— Begin —

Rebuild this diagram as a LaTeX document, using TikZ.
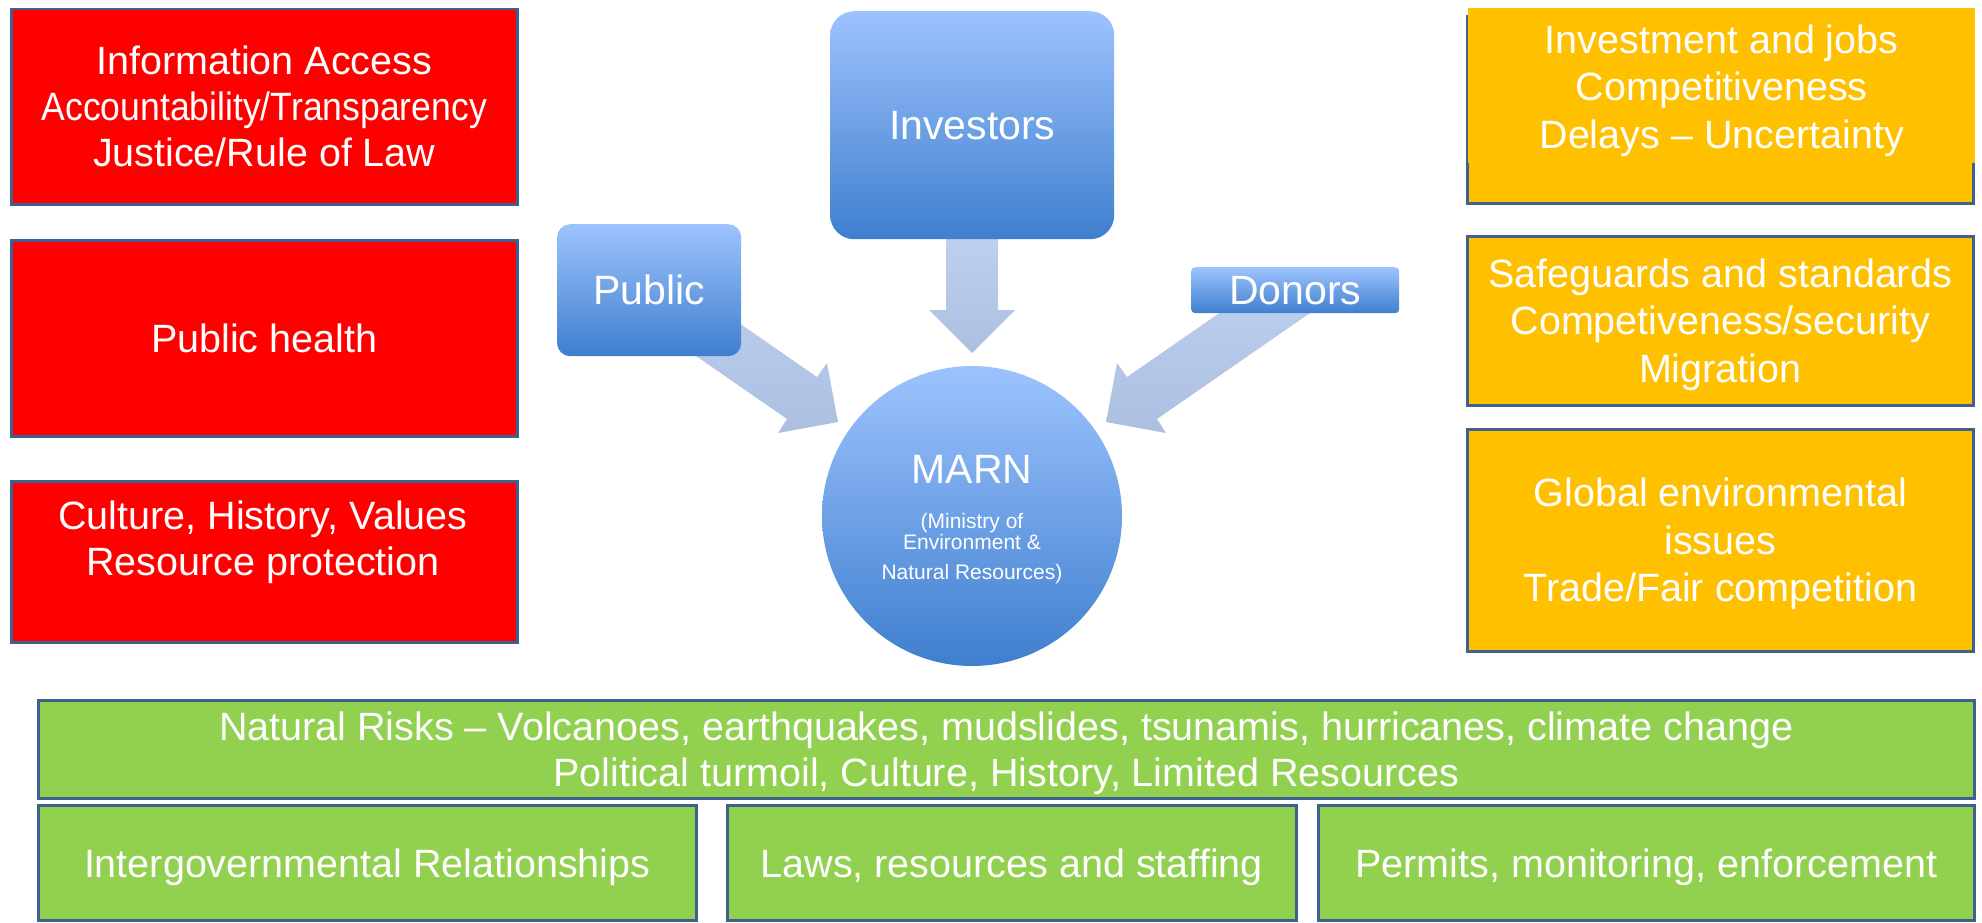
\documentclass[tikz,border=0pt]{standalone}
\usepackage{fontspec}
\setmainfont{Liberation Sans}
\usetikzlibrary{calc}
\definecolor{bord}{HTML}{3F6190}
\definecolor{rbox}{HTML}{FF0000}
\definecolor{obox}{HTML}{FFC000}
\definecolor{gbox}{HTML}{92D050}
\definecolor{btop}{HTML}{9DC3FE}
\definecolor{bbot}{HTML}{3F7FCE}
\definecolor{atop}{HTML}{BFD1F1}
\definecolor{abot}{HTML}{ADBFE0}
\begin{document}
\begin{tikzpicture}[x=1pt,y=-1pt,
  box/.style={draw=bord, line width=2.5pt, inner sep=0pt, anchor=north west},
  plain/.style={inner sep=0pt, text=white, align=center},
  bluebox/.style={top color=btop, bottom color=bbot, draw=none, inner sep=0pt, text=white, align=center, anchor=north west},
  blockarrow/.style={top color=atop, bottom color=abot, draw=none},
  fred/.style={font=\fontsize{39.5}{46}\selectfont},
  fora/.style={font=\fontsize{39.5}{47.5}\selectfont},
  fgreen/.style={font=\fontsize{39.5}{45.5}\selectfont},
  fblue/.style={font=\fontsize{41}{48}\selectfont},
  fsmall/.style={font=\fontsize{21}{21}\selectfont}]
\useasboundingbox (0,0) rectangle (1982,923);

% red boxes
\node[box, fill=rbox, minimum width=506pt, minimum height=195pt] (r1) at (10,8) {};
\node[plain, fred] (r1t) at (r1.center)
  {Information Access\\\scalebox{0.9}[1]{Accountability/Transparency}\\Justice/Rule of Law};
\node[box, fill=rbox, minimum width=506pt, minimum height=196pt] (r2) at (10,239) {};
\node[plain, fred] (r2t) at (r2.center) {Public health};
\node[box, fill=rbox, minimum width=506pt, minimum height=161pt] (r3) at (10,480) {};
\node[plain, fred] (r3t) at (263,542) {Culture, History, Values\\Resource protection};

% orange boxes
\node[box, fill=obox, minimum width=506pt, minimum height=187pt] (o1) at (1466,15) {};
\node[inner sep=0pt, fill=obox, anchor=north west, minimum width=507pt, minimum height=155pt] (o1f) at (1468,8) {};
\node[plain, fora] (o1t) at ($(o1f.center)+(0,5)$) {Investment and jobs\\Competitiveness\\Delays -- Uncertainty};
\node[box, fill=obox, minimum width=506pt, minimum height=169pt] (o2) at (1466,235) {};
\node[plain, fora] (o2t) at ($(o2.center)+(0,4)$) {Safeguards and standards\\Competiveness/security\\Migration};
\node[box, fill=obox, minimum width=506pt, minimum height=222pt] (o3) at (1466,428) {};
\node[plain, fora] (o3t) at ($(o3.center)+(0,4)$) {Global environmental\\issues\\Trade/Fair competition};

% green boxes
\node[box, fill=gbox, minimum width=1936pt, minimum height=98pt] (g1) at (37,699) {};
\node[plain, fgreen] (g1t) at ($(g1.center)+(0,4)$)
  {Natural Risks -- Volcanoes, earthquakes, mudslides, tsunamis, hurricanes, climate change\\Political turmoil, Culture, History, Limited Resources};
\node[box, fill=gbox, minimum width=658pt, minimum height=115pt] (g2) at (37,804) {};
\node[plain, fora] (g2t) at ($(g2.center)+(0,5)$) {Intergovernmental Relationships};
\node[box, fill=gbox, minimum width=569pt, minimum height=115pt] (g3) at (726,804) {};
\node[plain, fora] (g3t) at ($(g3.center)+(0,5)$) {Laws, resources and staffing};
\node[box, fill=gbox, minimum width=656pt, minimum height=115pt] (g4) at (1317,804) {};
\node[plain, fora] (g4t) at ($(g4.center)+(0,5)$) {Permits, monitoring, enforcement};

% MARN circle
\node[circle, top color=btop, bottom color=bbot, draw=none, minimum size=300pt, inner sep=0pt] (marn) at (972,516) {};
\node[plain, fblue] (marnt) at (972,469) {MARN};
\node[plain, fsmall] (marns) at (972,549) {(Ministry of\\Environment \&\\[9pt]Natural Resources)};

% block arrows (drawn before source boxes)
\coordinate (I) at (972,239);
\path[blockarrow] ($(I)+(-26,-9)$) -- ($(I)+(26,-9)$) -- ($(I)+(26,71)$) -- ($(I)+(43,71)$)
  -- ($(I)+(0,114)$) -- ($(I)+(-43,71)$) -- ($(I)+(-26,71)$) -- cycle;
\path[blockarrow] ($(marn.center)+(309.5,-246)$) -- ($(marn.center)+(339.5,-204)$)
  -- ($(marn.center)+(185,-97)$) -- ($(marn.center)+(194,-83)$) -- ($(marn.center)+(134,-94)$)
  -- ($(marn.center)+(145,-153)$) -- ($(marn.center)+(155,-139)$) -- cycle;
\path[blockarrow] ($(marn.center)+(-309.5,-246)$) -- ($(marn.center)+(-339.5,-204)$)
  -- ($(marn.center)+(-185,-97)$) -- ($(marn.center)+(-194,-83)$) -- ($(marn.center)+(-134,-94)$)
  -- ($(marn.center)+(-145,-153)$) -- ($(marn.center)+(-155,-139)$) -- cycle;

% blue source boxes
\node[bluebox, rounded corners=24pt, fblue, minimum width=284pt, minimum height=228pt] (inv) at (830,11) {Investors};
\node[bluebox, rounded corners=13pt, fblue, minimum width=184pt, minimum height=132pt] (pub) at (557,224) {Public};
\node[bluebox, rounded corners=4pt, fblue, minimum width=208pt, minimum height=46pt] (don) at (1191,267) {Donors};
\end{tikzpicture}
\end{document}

— End —

** Exercise aim **
Pictures excluded, quote all the data above exactly.

** Exercise response **
Rebuild this diagram as a LaTeX document, using TikZ.
\documentclass[tikz,border=0pt]{standalone}
\usepackage{fontspec}
\setmainfont{Liberation Sans}
\usetikzlibrary{calc}
\definecolor{bord}{HTML}{3F6190}
\definecolor{rbox}{HTML}{FF0000}
\definecolor{obox}{HTML}{FFC000}
\definecolor{gbox}{HTML}{92D050}
\definecolor{btop}{HTML}{9DC3FE}
\definecolor{bbot}{HTML}{3F7FCE}
\definecolor{atop}{HTML}{BFD1F1}
\definecolor{abot}{HTML}{ADBFE0}
\begin{document}
\begin{tikzpicture}[x=1pt,y=-1pt,
  box/.style={draw=bord, line width=2.5pt, inner sep=0pt, anchor=north west},
  plain/.style={inner sep=0pt, text=white, align=center},
  bluebox/.style={top color=btop, bottom color=bbot, draw=none, inner sep=0pt, text=white, align=center, anchor=north west},
  blockarrow/.style={top color=atop, bottom color=abot, draw=none},
  fred/.style={font=\fontsize{39.5}{46}\selectfont},
  fora/.style={font=\fontsize{39.5}{47.5}\selectfont},
  fgreen/.style={font=\fontsize{39.5}{45.5}\selectfont},
  fblue/.style={font=\fontsize{41}{48}\selectfont},
  fsmall/.style={font=\fontsize{21}{21}\selectfont}]
\useasboundingbox (0,0) rectangle (1982,923);

% red boxes
\node[box, fill=rbox, minimum width=506pt, minimum height=195pt] (r1) at (10,8) {};
\node[plain, fred] (r1t) at (r1.center)
  {Information Access\\\scalebox{0.9}[1]{Accountability/Transparency}\\Justice/Rule of Law};
\node[box, fill=rbox, minimum width=506pt, minimum height=196pt] (r2) at (10,239) {};
\node[plain, fred] (r2t) at (r2.center) {Public health};
\node[box, fill=rbox, minimum width=506pt, minimum height=161pt] (r3) at (10,480) {};
\node[plain, fred] (r3t) at (263,542) {Culture, History, Values\\Resource protection};

% orange boxes
\node[box, fill=obox, minimum width=506pt, minimum height=187pt] (o1) at (1466,15) {};
\node[inner sep=0pt, fill=obox, anchor=north west, minimum width=507pt, minimum height=155pt] (o1f) at (1468,8) {};
\node[plain, fora] (o1t) at ($(o1f.center)+(0,5)$) {Investment and jobs\\Competitiveness\\Delays -- Uncertainty};
\node[box, fill=obox, minimum width=506pt, minimum height=169pt] (o2) at (1466,235) {};
\node[plain, fora] (o2t) at ($(o2.center)+(0,4)$) {Safeguards and standards\\Competiveness/security\\Migration};
\node[box, fill=obox, minimum width=506pt, minimum height=222pt] (o3) at (1466,428) {};
\node[plain, fora] (o3t) at ($(o3.center)+(0,4)$) {Global environmental\\issues\\Trade/Fair competition};

% green boxes
\node[box, fill=gbox, minimum width=1936pt, minimum height=98pt] (g1) at (37,699) {};
\node[plain, fgreen] (g1t) at ($(g1.center)+(0,4)$)
  {Natural Risks -- Volcanoes, earthquakes, mudslides, tsunamis, hurricanes, climate change\\Political turmoil, Culture, History, Limited Resources};
\node[box, fill=gbox, minimum width=658pt, minimum height=115pt] (g2) at (37,804) {};
\node[plain, fora] (g2t) at ($(g2.center)+(0,5)$) {Intergovernmental Relationships};
\node[box, fill=gbox, minimum width=569pt, minimum height=115pt] (g3) at (726,804) {};
\node[plain, fora] (g3t) at ($(g3.center)+(0,5)$) {Laws, resources and staffing};
\node[box, fill=gbox, minimum width=656pt, minimum height=115pt] (g4) at (1317,804) {};
\node[plain, fora] (g4t) at ($(g4.center)+(0,5)$) {Permits, monitoring, enforcement};

% MARN circle
\node[circle, top color=btop, bottom color=bbot, draw=none, minimum size=300pt, inner sep=0pt] (marn) at (972,516) {};
\node[plain, fblue] (marnt) at (972,469) {MARN};
\node[plain, fsmall] (marns) at (972,549) {(Ministry of\\Environment \&\\[9pt]Natural Resources)};

% block arrows (drawn before source boxes)
\coordinate (I) at (972,239);
\path[blockarrow] ($(I)+(-26,-9)$) -- ($(I)+(26,-9)$) -- ($(I)+(26,71)$) -- ($(I)+(43,71)$)
  -- ($(I)+(0,114)$) -- ($(I)+(-43,71)$) -- ($(I)+(-26,71)$) -- cycle;
\path[blockarrow] ($(marn.center)+(309.5,-246)$) -- ($(marn.center)+(339.5,-204)$)
  -- ($(marn.center)+(185,-97)$) -- ($(marn.center)+(194,-83)$) -- ($(marn.center)+(134,-94)$)
  -- ($(marn.center)+(145,-153)$) -- ($(marn.center)+(155,-139)$) -- cycle;
\path[blockarrow] ($(marn.center)+(-309.5,-246)$) -- ($(marn.center)+(-339.5,-204)$)
  -- ($(marn.center)+(-185,-97)$) -- ($(marn.center)+(-194,-83)$) -- ($(marn.center)+(-134,-94)$)
  -- ($(marn.center)+(-145,-153)$) -- ($(marn.center)+(-155,-139)$) -- cycle;

% blue source boxes
\node[bluebox, rounded corners=24pt, fblue, minimum width=284pt, minimum height=228pt] (inv) at (830,11) {Investors};
\node[bluebox, rounded corners=13pt, fblue, minimum width=184pt, minimum height=132pt] (pub) at (557,224) {Public};
\node[bluebox, rounded corners=4pt, fblue, minimum width=208pt, minimum height=46pt] (don) at (1191,267) {Donors};
\end{tikzpicture}
\end{document}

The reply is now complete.